Jane Wood, chief executive of charity Scottish Business in the Community, said the findings were reflected across the board. She said: “Around 70% of chief executives say the recession has resulted in sustainability becoming more important.”
She said ethical behaviour was becoming increasingly important to consumers, especially in the wake of the banking crisis, and that businesses would in future be penalised for not taking their responsibilities to the communities in which they worked seriously.
The study revealed that consumer-facing companies put more effort into CSR than business-to-business companies, suggesting that the general public is more swayed by corporate behaviour than business clients.
Wood said the rising importance of CSR meant it had a role to play in the UK Coalition Government’s controversial vision of a Big Society, stepping in where the public sector would have to retreat in the wake of the coming cuts. She said: “Where you go into a local authority area and they maybe need to do a project with schools such as mentoring or interview skills, we can get the private sector to deliver it.

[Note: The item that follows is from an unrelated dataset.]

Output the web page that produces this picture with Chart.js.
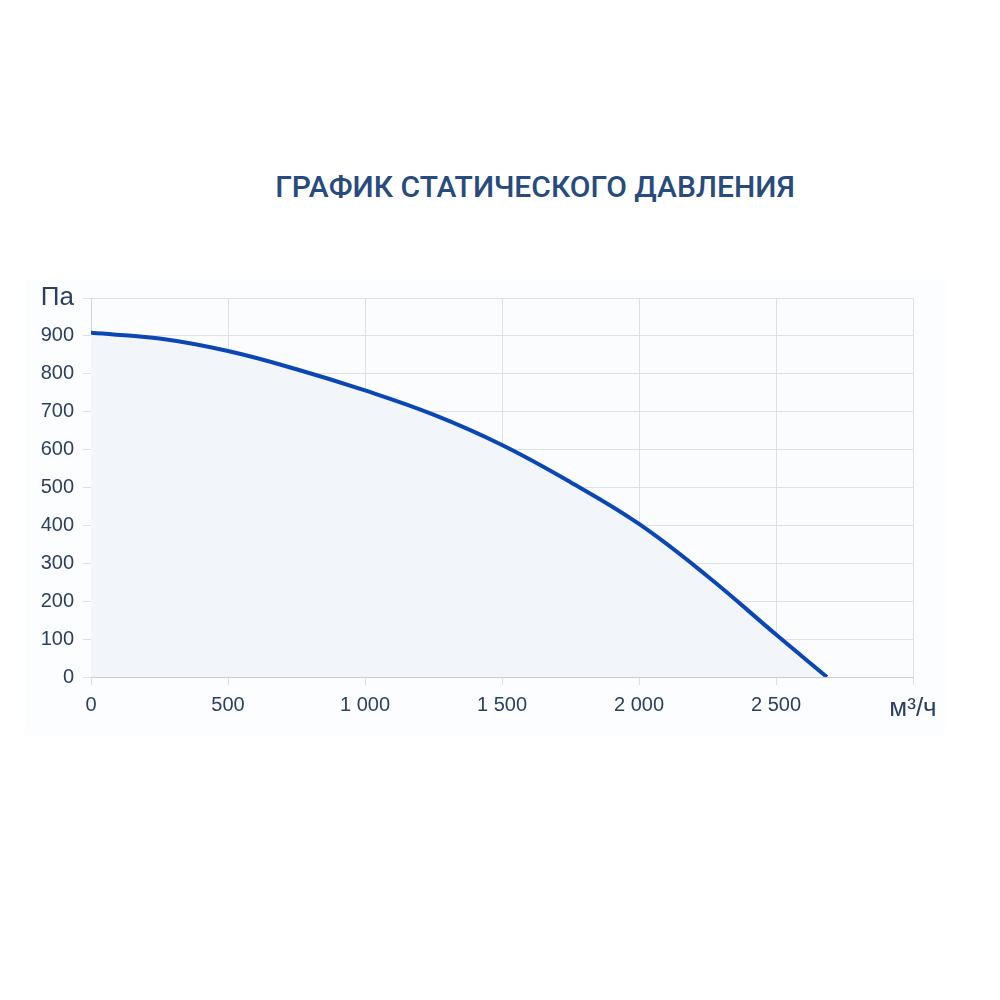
<!DOCTYPE html>
<html>
<head>
<meta charset="utf-8">
<script src="https://cdn.jsdelivr.net/npm/chart.js@4"></script>
<style>
  html, body { margin: 0; padding: 0; background: #ffffff; }
  #wrap { position: relative; width: 1000px; height: 1000px; overflow: hidden; }
  #panel { position: absolute; left: 25px; top: 280px; width: 920px; height: 455px; background: #fcfdfe; }
  #title {
    position: absolute; left: 0; top: 169px; width: 1070px; text-align: center;
    font-family: Roboto, sans-serif; font-weight: 500; font-size: 30px; color: #274b7d;
  }
  #chart { position: absolute; left: 0; top: 0; }
</style>
</head>
<body>
<div id="wrap">
  <div id="panel"></div>
  <div id="title">ГРАФИК СТАТИЧЕСКОГО ДАВЛЕНИЯ</div>
  <canvas id="chart" width="1000" height="1000"></canvas>
</div>
<script>
// расход, м³/ч
const flowValues = [0, 250, 500, 750, 1000, 1250, 1500, 1750, 2000, 2250, 2500, 2686];
// статическое давление, Па
const pressureValues = [908, 893, 860, 812, 756, 692, 612, 514, 404, 266, 112, 0];

const xUnit = 'м³/ч';
const yUnit = 'Па';
const xMax = 3000;
const yMax = 1000;

const tickColor = '#2b3f5f';
const gridColor = '#dde0e7';
const tickFamily = 'Liberation Sans, Arial, sans-serif';

function fmt(v)
{
    return String(v).replace(/\B(?=(\d{3})+(?!\d))/g, ' ');
}

const points = flowValues.map((x, i) => ({ x: x, y: pressureValues[i] }));

// фон области графика
const areaBg = {
    id: 'areaBg',
    beforeDraw(chart) {
        const a = chart.chartArea;
        const ctx = chart.ctx;
        ctx.save();
        ctx.fillStyle = '#fbfcfe';
        ctx.fillRect(a.left, a.top, a.right - a.left, a.bottom - a.top);
        ctx.restore();
    }
};

new Chart(document.getElementById('chart'), {
    type: 'line',
    data: {
        datasets: [{
            data: points,
            borderColor: '#0a47b5',
            borderWidth: 4,
            backgroundColor: '#f2f5fa',
            fill: 'origin',
            pointRadius: 0,
            tension: 0.4
        }]
    },
    options: {
        responsive: false,
        animation: false,
        layout: { padding: { left: 0, top: 298, right: 87, bottom: 263 } },
        plugins: { legend: { display: false }, tooltip: { enabled: false } },
        scales: {
            x: {
                type: 'linear',
                min: 0,
                max: xMax,
                afterFit: (scale) => { scale.height = 60; },
                ticks: {
                    stepSize: 500,
                    padding: 8,
                    color: tickColor,
                    font: (ctx) => ctx.tick && ctx.tick.value === xMax
                        ? { family: tickFamily, size: 26 }
                        : { family: tickFamily, size: 20 },
                    callback: (v) => v === xMax ? xUnit : fmt(v)
                },
                grid: { color: gridColor, lineWidth: 1, tickLength: 8 },
                border: { color: '#c9cdd5' }
            },
            y: {
                min: 0,
                max: yMax,
                afterFit: (scale) => { scale.width = 91; },
                ticks: {
                    stepSize: 100,
                    padding: 9,
                    color: tickColor,
                    font: (ctx) => ctx.tick && ctx.tick.value === yMax
                        ? { family: tickFamily, size: 26 }
                        : { family: tickFamily, size: 20 },
                    callback: (v) => v === yMax ? yUnit : fmt(v)
                },
                grid: { color: gridColor, lineWidth: 1, tickLength: 8 },
                border: { color: '#cfd3da' }
            }
        }
    },
    plugins: [areaBg]
});
</script>
</body>
</html>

“There’s environmental work, supporting charities, community engagement. We are missing the role that employers play in getting their employees to contribute to stronger societies.”

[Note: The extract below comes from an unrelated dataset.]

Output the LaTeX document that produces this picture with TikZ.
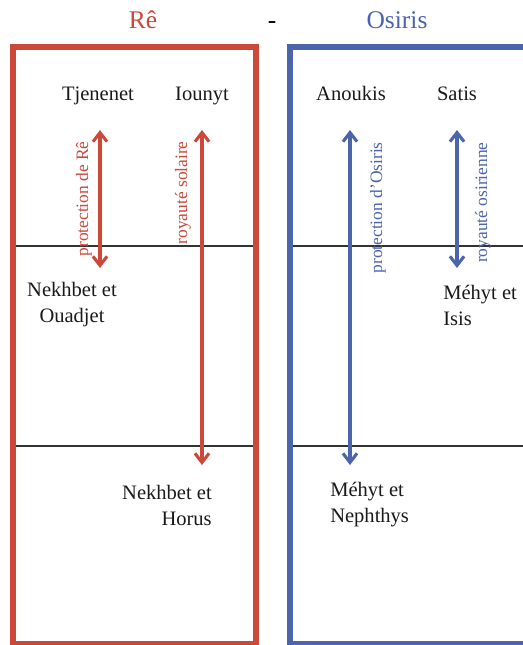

Professor Jan Bebbington, a specialist in accounting and sustainable development at St Andrews University, disagreed. She said: “Why should a publicly-listed company do the job of government, and where’s the democratic accountability if they don’t do it? It’s unfair and unreasonable to expect these companies to make it part of their duty to do good.”

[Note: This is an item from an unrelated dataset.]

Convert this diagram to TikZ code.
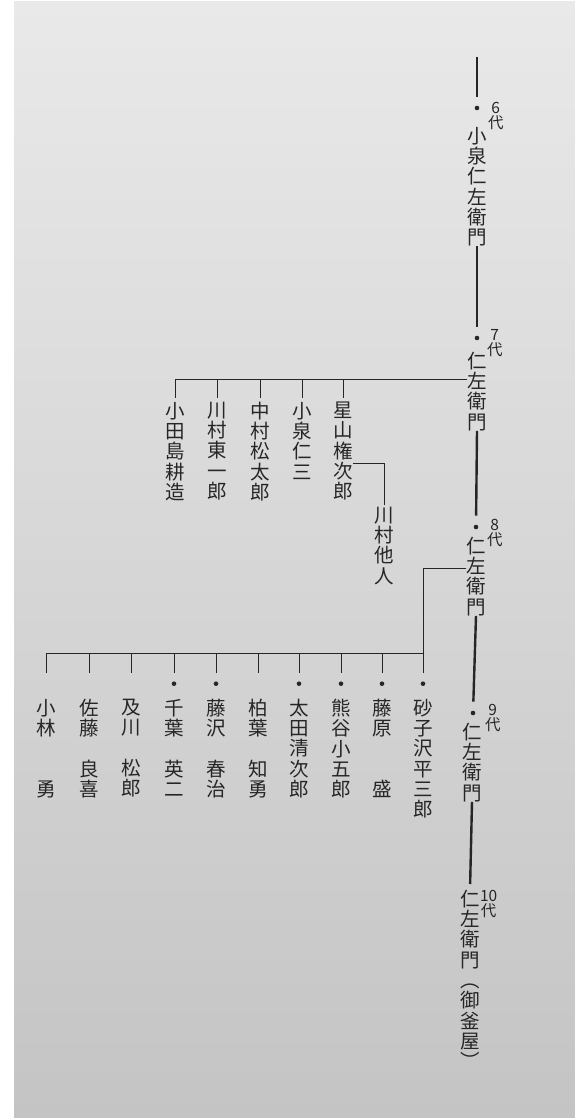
\documentclass[tikz,border=0pt]{standalone}
\usepackage{fontspec}
\newfontfamily\cjk{Noto Sans CJK JP}
\usetikzlibrary{positioning}
\definecolor{ink}{HTML}{262626}
\definecolor{paperhi}{HTML}{E9E9E9}
\definecolor{paperlo}{HTML}{C4C4C4}

\begin{document}
\begin{tikzpicture}
  [
    x                   = 1pt,
    y                   = -1pt,
    every node/.style   = {inner sep=0pt, outer sep=0pt, text=ink},
    namecol/.style      = {anchor=north, align=center,
                           font=\cjk\fontsize{19.5}{20.3}\selectfont,
                           execute at begin node={\rule{0pt}{16.8pt}}},
    genlabel/.style     = {anchor=north west, align=center,
                           font=\cjk\fontsize{15.5}{15}\selectfont},
    pip/.style          = {circle, fill=ink, minimum size=4.6pt},
    spine/.style        = {draw=ink, line width=2.4pt},
    branch/.style       = {draw=ink, line width=0.9pt}
  ]
  \fill[white] (0,0) rectangle (575,1118);
  \shade[top color=paperhi, bottom color=paperlo] (14,2) rectangle (575,1118);
  \useasboundingbox (0,0) rectangle (575,1118);

  \coordinate (top) at (477,57);
  \node[pip] (d6) at (477,108) {};
  \node[namecol] (g6) at (477,127) {小\\泉\\仁\\左\\衛\\門};
  \node[genlabel] (l6) at (488,102) {6\\代};

  \node[pip] (d7) at (477,338) {};
  \node[namecol] (g7) at (477,352) {仁\\左\\衛\\門};
  \node[genlabel] (l7) at (487,329) {7\\代};

  \node[pip] (d8) at (476,527) {};
  \node[namecol] (g8) at (476,537) {仁\\左\\衛\\門};
  \node[genlabel] (l8) at (487,519) {8\\代};

  \node[pip] (d9) at (473,713) {};
  \node[namecol] (g9) at (472,723) {仁\\左\\衛\\門};
  \node[genlabel] (l9) at (485,704) {9\\代};

  \node[namecol] (g10) at (470,890) {仁\\左\\衛\\門};
  \node[namecol, below=15pt of g10] (g10p) {︵\\御\\釜\\屋\\︶};
  \node[genlabel] (l10) at (480,890) {10\\代};

  \draw[spine, shorten >=9pt] (top) -- (d6);
  \draw[spine, shorten >=9pt] (g6.south) -- (d7);
  \draw[spine, shorten >=9pt] (g7.south) -- (d8);
  \draw[spine, shorten >=9pt] (g8.south) -- (d9);
  \draw[spine, shorten >=6pt] (g9.south) -- (g10.north);

  \node[namecol] (k1) at (175,402) {小\\田\\島\\耕\\造};
  \node[namecol] (k2) at (217,402) {川\\村\\東\\一\\郎};
  \node[namecol] (k3) at (260,402) {中\\村\\松\\太\\郎};
  \node[namecol] (k4) at (302,402) {小\\泉\\仁\\三};
  \node[namecol] (k5) at (343,402) {星\\山\\権\\次\\郎};
  \node[namecol] (tanin) at (384,507) {川\\村\\他\\人};

  \coordinate (bar7) at (175,379);
  \draw[branch, shorten >=4pt] (g7.west |- bar7) -| (k1.north);
  \foreach \k in {k2,k3,k4,k5}
    \draw[branch, shorten >=4pt] (\k.north |- bar7) -- (\k.north);
  \draw[branch, shorten >=2pt] (k5.north east) ++(0,61) -| (tanin.north);

  \node[namecol] (m1) at (46,699) {小\\林\\~\\~\\勇};
  \node[namecol] (m2) at (89,699) {佐\\藤\\~\\良\\喜};
  \node[namecol] (m3) at (131,699) {及\\川\\~\\松\\郎};
  \node[namecol] (m4) at (174,699) {千\\葉\\~\\英\\二};
  \node[namecol] (m5) at (216,699) {藤\\沢\\~\\春\\治};
  \node[namecol] (m6) at (258,699) {柏\\葉\\~\\知\\勇};
  \node[namecol] (m7) at (299,699) {太\\田\\清\\次\\郎};
  \node[namecol] (m8) at (341,699) {熊\\谷\\小\\五\\郎};
  \node[namecol] (m9) at (382,699) {藤\\原\\~\\~\\盛};
  \node[namecol] (m10) at (423,699) {砂\\子\\沢\\平\\三\\郎};

  \coordinate (fork8) at (423,568);
  \coordinate (bar8) at (46,653);
  \draw[branch, shorten >=26pt] (g8.west |- fork8) -| (m10.north);
  \draw[branch, shorten >=26pt] (m10.north |- bar8) -| (m1.north);
  \foreach \m in {m2,m3,m4,m5,m6,m7,m8,m9}
    \draw[branch, shorten >=26pt] (\m.north |- bar8) -- (\m.north);
  \foreach \m in {m4,m5,m7,m8,m9,m10}
    \node[pip, above=13pt of \m] (\m p) {};
\end{tikzpicture}
\end{document}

She also questioned the CSR sector’s logic that 1% of profits should be spent on it – a level that Cairn Energy exceeded among the surveyed companies that provided data.
Bebbington said: “If business does a good job of fairly paying people and producing products that are good for society, why would you expect that they giv e 1% of their profits to charitable purposes? Surely they pay taxes and then the Government decides what to do with the proceeds? I am not sure we should be outsourcing that duty to the private sector.”